There will be regular reviews in the coming weeks in case more immediate money is needed as the cost of the damage becomes clearer.

\Ministers believe more than €40 million will be required to deal with road damage, the most expensive heading in the final clean-up bill.

The government is drawing up long-term strategies to deal with 300 areas across the state which are in danger of flooding.

The flood damage, the worst in living memory in Ireland, has been caused by a combination of events – climate change, construction of homes without adequate assessment of flood-risk plains during the Celtic Tiger building boom, and failure to dredge rivers for many decades.

A woman trapped in her Co. Kilkenny home when the river Nore overflowed claimed it and many other rivers hadn’t been dredged or treated in any way for over 100 years.

Taoiseach Enda Kenny was harshly criticized for failing to visit any of the flood areas over Christmas.

Following the criticism in the national press he visited a number of areas, including farmland and homes heavily flooded by Shannon overflow in the Athlone area.

Horse trainer Tom Cleary, who had to move his animals from his flooded training center near Athlone to facilities at the Curragh, told RTE that Kenny was “stunned” when he saw the damage caused by the floods.

Tanaiste Joan Burton appeared on every newspaper front page and on television as she toppled into flood waters from a canoe carrying her through the waterlogged streets of Thomastown, Co.
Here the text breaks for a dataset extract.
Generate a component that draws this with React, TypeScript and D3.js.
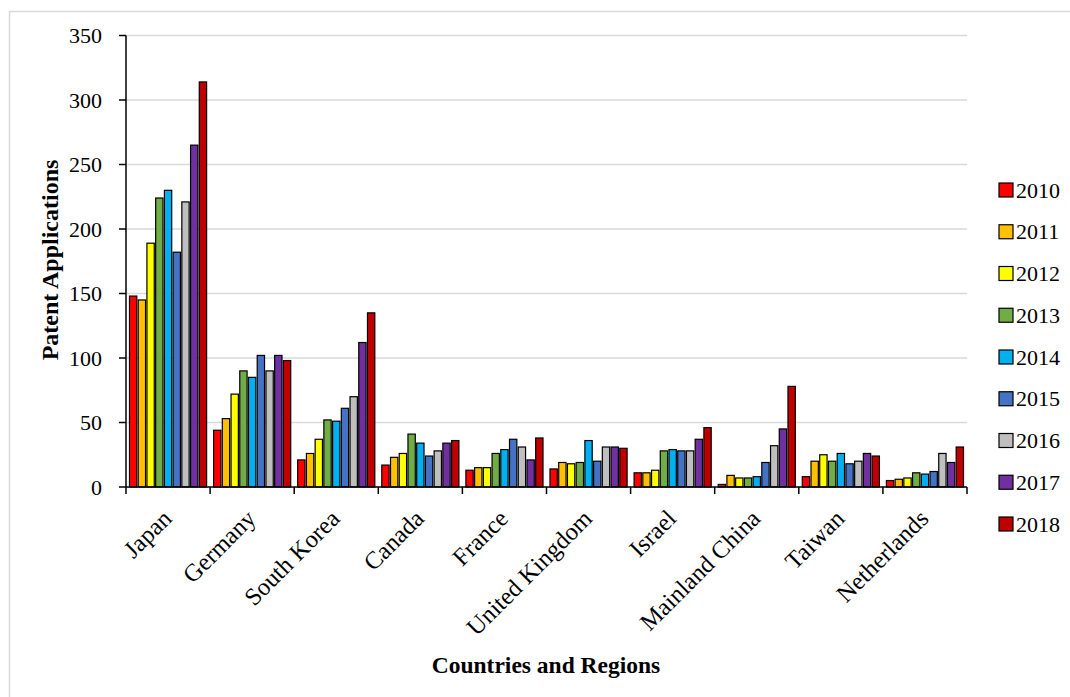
import React from "react";
import * as d3 from "d3";

const countries = ["Japan", "Germany", "South Korea", "Canada", "France", "United Kingdom", "Israel", "Mainland China", "Taiwan", "Netherlands"];
const years = ["2010", "2011", "2012", "2013", "2014", "2015", "2016", "2017", "2018"];
const colors = ["#ff0000", "#ffc000", "#ffff00", "#70ad47", "#00b0f0", "#4472c4", "#bfbfbf", "#7030a0", "#c00000"];

const v2010 = [148, 44, 21, 17, 13, 14, 11, 2, 8, 5];
const v2011 = [145, 53, 26, 23, 15, 19, 11, 9, 20, 6];
const v2012 = [189, 72, 37, 26, 15, 18, 13, 7, 25, 7];
const v2013 = [224, 90, 52, 41, 26, 19, 28, 7, 20, 11];
const v2014 = [230, 85, 51, 34, 29, 36, 29, 8, 26, 10];
const v2015 = [182, 102, 61, 24, 37, 20, 28, 19, 18, 12];
const v2016 = [221, 90, 70, 28, 31, 31, 28, 32, 20, 26];
const v2017 = [265, 102, 112, 34, 21, 31, 37, 45, 26, 19];
const v2018 = [314, 98, 135, 36, 38, 30, 46, 78, 24, 31];
const series = [v2010, v2011, v2012, v2013, v2014, v2015, v2016, v2017, v2018];

const yTicks = [0, 50, 100, 150, 200, 250, 300, 350];

const FONT = "'Liberation Serif', 'DejaVu Serif', serif";

export default function App() {
  const left = 126, right = 967, top = 35.5, bottom = 487;
  const x0 = d3.scaleBand<string>().domain(countries).range([left, right]).paddingInner(0).paddingOuter(0);
  const x1 = d3.scaleBand<string>().domain(years).range([0, x0.bandwidth()]).paddingInner(0.16).paddingOuter(0.4);
  const y = d3.scaleLinear().domain([0, 350]).range([bottom, top]);
  const legendY = d3.scalePoint<string>().domain(years).range([190, 524]);

  return (
    <svg width={1070} height={697} style={{ position: "absolute", left: 0, top: 0, background: "#fff" }}>
      <rect x={0} y={0} width={1070} height={697} fill="#fff" />
      <line x1={9.5} y1={11} x2={9.5} y2={697} stroke="#d9d9d9" strokeWidth={1.5} />
      <line x1={9} y1={11.5} x2={1070} y2={11.5} stroke="#d9d9d9" strokeWidth={1.5} />
      {yTicks.filter((t) => t > 0).map((t) => (
        <line key={"g" + t} x1={left} x2={right} y1={y(t)} y2={y(t)} stroke="#d9d9d9" strokeWidth={1.5} />
      ))}
      {countries.map((c, ci) => (
        <g key={c}>
          {series.map((s, si) => (
            <rect
              key={years[si]}
              x={(x0(c) as number) + (x1(years[si]) as number)}
              y={y(s[ci])}
              width={x1.bandwidth()}
              height={bottom - y(s[ci])}
              fill={colors[si]}
              stroke="#000"
              strokeWidth={1.2}
            />
          ))}
        </g>
      ))}
      {/* y axis */}
      <line x1={left} x2={left} y1={top} y2={bottom} stroke="#000" strokeWidth={1.5} />
      {yTicks.map((t) => (
        <g key={"t" + t}>
          <line x1={left - 7} x2={left} y1={y(t)} y2={y(t)} stroke="#000" strokeWidth={1.5} />
          <text x={left - 24} y={y(t)} dy="0.35em" textAnchor="end" fontFamily={FONT} fontSize={22} fill="#000">{t}</text>
        </g>
      ))}
      {/* x axis */}
      <line x1={left} x2={right} y1={bottom} y2={bottom} stroke="#000" strokeWidth={1.5} />
      {d3.range(countries.length + 1).map((i) => {
        const xx = left + i * x0.step();
        return <line key={"xt" + i} x1={xx} x2={xx} y1={bottom} y2={bottom + 7} stroke="#000" strokeWidth={1.5} />;
      })}
      {countries.map((c) => {
        const cx = (x0(c) as number) + x0.bandwidth() / 2 + 5;
        const cy = bottom + 33;
        return (
          <text key={"l" + c} x={cx} y={cy} textAnchor="end" fontFamily={FONT} fontSize={24.5} fill="#000" transform={`rotate(-45 ${cx} ${cy})`}>
            {c}
          </text>
        );
      })}
      <text x={546} y={673} textAnchor="middle" fontFamily={FONT} fontSize={23.5} fontWeight="bold" fill="#000">Countries and Regions</text>
      <text x={0} y={0} transform="translate(58 260) rotate(-90)" textAnchor="middle" fontFamily={FONT} fontSize={24} fontWeight="bold" fill="#000">Patent Applications</text>
      {years.map((yr, i) => (
        <g key={"lg" + yr}>
          <rect x={999} y={(legendY(yr) as number) - 7} width={14} height={14} fill={colors[i]} stroke="#000" strokeWidth={1.2} />
          <text x={1016} y={legendY(yr) as number} dy="0.35em" fontFamily={FONT} fontSize={22} fill="#000">{yr}</text>
        </g>
      ))}
    </svg>
  );
}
Kilkenny.

President Michael D. Higgins, who visited flood areas in Galway and Wexford, rejected that an EU Habitats Directive, brought into force in 1997 when he was a government minister, was somehow responsible for preventing flood protection measures such as river dredging. Higgins said the effects of climate change were altering how all such matters were addressed.

He was backed by the European Commission which on Tuesday rejected suggestions that EU laws are to blame for the recent severe flooding in Ireland.

A spokeswoman for the commission said member states decide their own rules on how to manage their water courses.